** Data supplied **
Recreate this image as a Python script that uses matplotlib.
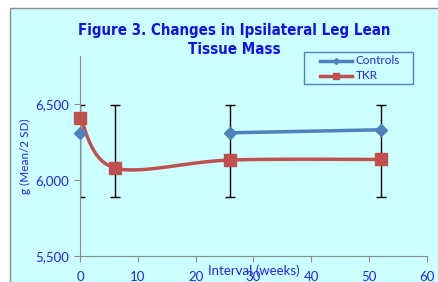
import numpy as np
import matplotlib
matplotlib.use('Agg')
import matplotlib.pyplot as plt
from matplotlib.patches import Rectangle
from matplotlib.lines import Line2D

# data
ctrl_x = [0, 26, 52]
ctrl_y = [6310, 6310, 6330]
tkr_x = [0, 6, 26, 52]
tkr_y = [6408, 6079, 6131, 6135]
err_x = [0, 6, 26, 52]
err_lo = [5890, 5890, 5890, 5890]
err_hi = [6492, 6492, 6492, 6492]
series_names = ['Controls', 'TKR']

BG = '#CCFFFF'
BLUE_TXT = '#2222EE'
C_CTRL = '#4F81BD'
C_TKR = '#C0504D'
W, H = 439, 282


def smooth(xs, ys, n=40):
    # Excel-style smoothed line: Catmull-Rom converted to cubic Bezier
    P = np.column_stack([xs, ys]).astype(float)
    P = np.vstack([P[0], P, P[-1]])
    out = []
    for i in range(1, len(P) - 2):
        p0, p1, p2, p3 = P[i - 1], P[i], P[i + 1], P[i + 2]
        c1 = p1 + (p2 - p0) / 6
        c2 = p2 - (p3 - p1) / 6
        t = np.linspace(0, 1, n)[:, None]
        seg = ((1 - t) ** 3 * p1 + 3 * (1 - t) ** 2 * t * c1
               + 3 * (1 - t) * t ** 2 * c2 + t ** 3 * p2)
        out.append(seg)
    seg = np.vstack(out)
    return seg[:, 0], seg[:, 1]


def fx(px): return px / W
def fy(py): return 1 - py / H


fig = plt.figure(figsize=(W / 100, H / 100), dpi=100)
fig.patch.set_facecolor('white')
fig.patches.append(Rectangle((fx(10), -0.05), 1.0, fy(8) + 0.05,
                             transform=fig.transFigure, facecolor=BG,
                             edgecolor='#8C8C8C', linewidth=1, zorder=-5))

ax = fig.add_axes([fx(80), fy(256), 347 / W, 200 / H])
ax.set_facecolor('none')
ax.set_zorder(2)

mid = [(a + b) / 2 for a, b in zip(err_lo, err_hi)]
ax.errorbar(err_x, mid,
            yerr=[[m - a for m, a in zip(mid, err_lo)],
                  [b - m for m, b in zip(mid, err_hi)]],
            fmt='none', ecolor='black', elinewidth=1, capsize=3.5, capthick=1, zorder=2)

sx, sy = smooth(tkr_x, tkr_y)
ax.plot(sx, sy, color=C_TKR, lw=2.5, zorder=3)
ax.plot(tkr_x, tkr_y, 's', color=C_TKR, ms=8, zorder=4, clip_on=False)

ax.plot(ctrl_x[1:], ctrl_y[1:], color=C_CTRL, lw=2.5, zorder=3)
ax.plot(ctrl_x, ctrl_y, 'D', color=C_CTRL, ms=6, zorder=4, clip_on=False)

# legend box drawn by hand to match the Excel layout
fig.patches.append(Rectangle((fx(304), fy(84)), 109 / W, 32 / H,
                             transform=fig.transFigure, facecolor=BG,
                             edgecolor=C_CTRL, linewidth=1, zorder=5))
for name, col, mk, ms, py in [(series_names[0], C_CTRL, 'D', 3, 60.5),
                              (series_names[1], C_TKR, 's', 4, 76)]:
    fig.lines.append(Line2D([fx(320), fx(352)], [fy(py), fy(py)], color=col,
                            lw=2.5, transform=fig.transFigure, zorder=6))
    fig.lines.append(Line2D([fx(336)], [fy(py)], color=col, marker=mk, ms=ms,
                            transform=fig.transFigure, zorder=6))
    fig.text(fx(356), fy(py), name, color=BLUE_TXT, fontsize=8.5, family='Lato',
             va='center', ha='left', zorder=6)

ax.set_xlim(0, 60)
ax.set_ylim(5500, 6815)
ax.set_xticks(range(0, 61, 10))
ax.set_yticks([5500, 6000, 6500])
ax.set_yticklabels(['5,500', '6,000', '6,500'])
for s in ['top', 'right']:
    ax.spines[s].set_visible(False)
for s in ['left', 'bottom']:
    ax.spines[s].set_color('#8C8C8C')
ax.tick_params(colors='#8C8C8C', labelcolor=BLUE_TXT, labelsize=9.5, length=4.5,
               direction='out')
ax.tick_params(axis='x', pad=6)
for lab in ax.get_xticklabels() + ax.get_yticklabels():
    lab.set_family('Lato')

ax.set_xlabel('Interval (weeks)', color=BLUE_TXT, fontsize=9.5, family='Lato',
              labelpad=-13)
ax.set_ylabel('g (Mean/2 SD)', color=BLUE_TXT, fontsize=8.5, family='Lato',
              labelpad=3)

fig.text(fx(234), fy(40),
         'Figure 3. Changes in Ipsilateral Leg Lean\nTissue Mass',
         ha='center', va='center', color='#1010F0', fontsize=10.8,
         fontweight='bold', family='DejaVu Sans', fontstretch='condensed',
         linespacing=1.25)

fig.savefig('out.png', dpi=100, facecolor='white')
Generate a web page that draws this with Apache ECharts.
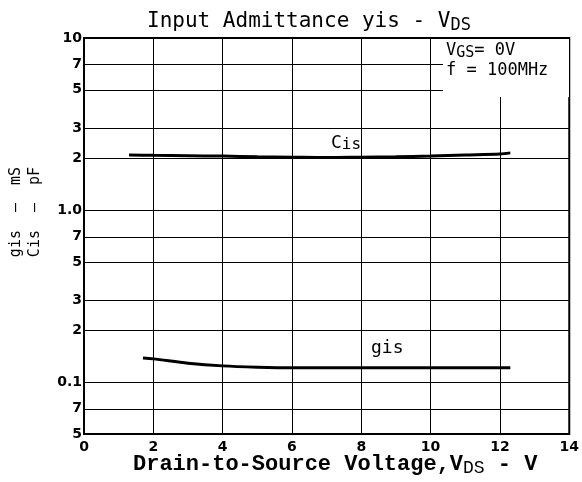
<!DOCTYPE html>
<html>
<head>
<meta charset="utf-8">
<script src="https://cdn.jsdelivr.net/npm/echarts@6/dist/echarts.min.js"></script>
<style>
  html, body { margin: 0; padding: 0; background: #fff; }
  #chart { width: 582px; height: 482px; }
</style>
</head>
<body>
<div id="chart"></div>
<script>
// values
var vds = [1.3, 2, 3, 4, 5, 6, 7, 8, 9, 10, 11, 12, 12.3]
var cis = [2.09, 2.08, 2.07, 2.06, 2.04, 2.03, 2.02, 2.03, 2.04, 2.06, 2.09, 2.12, 2.15]
var vdsG = [1.7, 2, 3, 4, 5, 6, 7, 8, 9, 10, 11, 12, 12.3]
var gis = [0.138, 0.1366, 0.129, 0.1244, 0.1222, 0.1212, 0.1212, 0.1215, 0.1215, 0.1215, 0.1215, 0.1215, 0.1215]

// y grid lines and their labels (log axis)
var yTicks = [10, 7, 5, 3, 2, 1, 0.7, 0.5, 0.3, 0.2, 0.1, 0.07, 0.05]
var yTickLabels = ['10', '7', '5', '3', '2', '1.0', '7', '5', '3', '2', '0.1', '7', '5']

var chart = echarts.init(document.getElementById('chart'))

function pairs(xs, ys) {
  return xs.map(function (x, i) { return [x, ys[i]] })
}

var tickFont = { color: '#000', fontFamily: 'DejaVu Sans', fontWeight: 'bold', fontSize: 14 }

var option = {
  animation: false,
  backgroundColor: '#fff',
  title: {
    left: 142,
    top: 3,
    text: '{a|Input Admittance yis - V}{s|DS}',
    textStyle: {
      fontWeight: 'normal',
      rich: {
        a: { fontFamily: 'DejaVu Sans Mono', fontWeight: 'normal', fontSize: 21, color: '#000', lineHeight: 28 },
        s: { fontFamily: 'DejaVu Sans Mono', fontWeight: 'normal', fontSize: 17, color: '#000', lineHeight: 28, padding: [8, 0, 0, 0] }
      }
    }
  },
  grid: {
    left: 84, right: 10, top: 38, bottom: 48,
    show: true, borderColor: '#000', borderWidth: 2, backgroundColor: '#fff'
  },
  xAxis: {
    type: 'value',
    min: 0, max: 14, interval: 2,
    axisLine: { show: false },
    axisTick: { show: false },
    axisLabel: Object.assign({ margin: 6 }, tickFont),
    splitLine: { show: true, lineStyle: { color: '#000', width: 1 } }
  },
  yAxis: {
    type: 'log',
    logBase: 10,
    min: 0.05, max: 10,
    axisLine: { show: false },
    axisTick: { show: false },
    axisLabel: { show: false },
    splitLine: { show: false }
  },
  series: [
    {
      name: 'Cis',
      type: 'line',
      smooth: 0.3,
      showSymbol: false,
      data: pairs(vds, cis),
      lineStyle: { color: '#000', width: 3 },
      z: 5,
      markLine: {
        silent: true,
        symbol: ['none', 'none'],
        animation: false,
        lineStyle: { color: '#000', width: 1, type: 'solid' },
        label: Object.assign({ position: 'start', formatter: '{b}', distance: 2 }, tickFont),
        data: yTicks.map(function (v, i) { return { yAxis: v, name: yTickLabels[i] } })
      }
    },
    {
      name: 'gis',
      type: 'line',
      smooth: 0.3,
      showSymbol: false,
      data: pairs(vdsG, gis),
      lineStyle: { color: '#000', width: 3 },
      z: 5
    }
  ],
  graphic: [
    // condition box covering the grid
    { type: 'rect', z: 100, shape: { x: 443, y: 39, width: 126, height: 58 }, style: { fill: '#fff' } },
    {
      type: 'text', z: 101, left: 446, top: 40,
      style: {
        text: '{a|V}{s|GS}{a|= 0V}\n{a|f = 100MHz}',
        rich: {
          a: { fontFamily: 'DejaVu Sans Mono', fontSize: 17, fill: '#000', lineHeight: 20 },
          s: { fontFamily: 'DejaVu Sans Mono', fontSize: 15, fill: '#000', lineHeight: 20, padding: [6, 0, 0, 0] }
        }
      }
    },
    {
      type: 'text', z: 101, left: 331, top: 133,
      style: {
        text: '{a|C}{s|is}',
        rich: {
          a: { fontFamily: 'DejaVu Sans Mono', fontSize: 18, fill: '#000', lineHeight: 20 },
          s: { fontFamily: 'DejaVu Sans Mono', fontSize: 16, fill: '#000', lineHeight: 20, padding: [4, 0, 0, 0] }
        }
      }
    },
    {
      type: 'text', z: 101, left: 371, top: 339,
      style: { text: 'gis', font: '18px "DejaVu Sans Mono"', fill: '#000' }
    },
    // y axis name, two rotated lines
    {
      type: 'text', z: 101, x: 26, y: 212, rotation: Math.PI / 2,
      style: {
        text: 'gis  —  mS\nCis  —  pF',
        font: '15px "DejaVu Sans Mono"',
        lineHeight: 19,
        fill: '#000',
        align: 'center',
        verticalAlign: 'middle'
      }
    },
    // x axis name
    {
      type: 'text', z: 101, left: 133, top: 451,
      style: {
        text: '{a|Drain-to-Source Voltage,V}{s|DS}{a| - V}',
        rich: {
          a: { fontFamily: 'Liberation Mono', fontWeight: 'bold', fontSize: 22, fill: '#000', lineHeight: 25 },
          s: { fontFamily: 'Liberation Mono', fontSize: 18, fill: '#000', lineHeight: 25, padding: [8, 0, 0, 0] }
        }
      }
    }
  ]
}

chart.setOption(option)
</script>
</body>
</html>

** Short task **
In the records above, find the line containing "series_names = ['Controls', 'TKR']" and output every line from the first through that one, exactly, omitting pictures.

** Exercise response **
Recreate this image as a Python script that uses matplotlib.
import numpy as np
import matplotlib
matplotlib.use('Agg')
import matplotlib.pyplot as plt
from matplotlib.patches import Rectangle
from matplotlib.lines import Line2D

# data
ctrl_x = [0, 26, 52]
ctrl_y = [6310, 6310, 6330]
tkr_x = [0, 6, 26, 52]
tkr_y = [6408, 6079, 6131, 6135]
err_x = [0, 6, 26, 52]
err_lo = [5890, 5890, 5890, 5890]
err_hi = [6492, 6492, 6492, 6492]
series_names = ['Controls', 'TKR']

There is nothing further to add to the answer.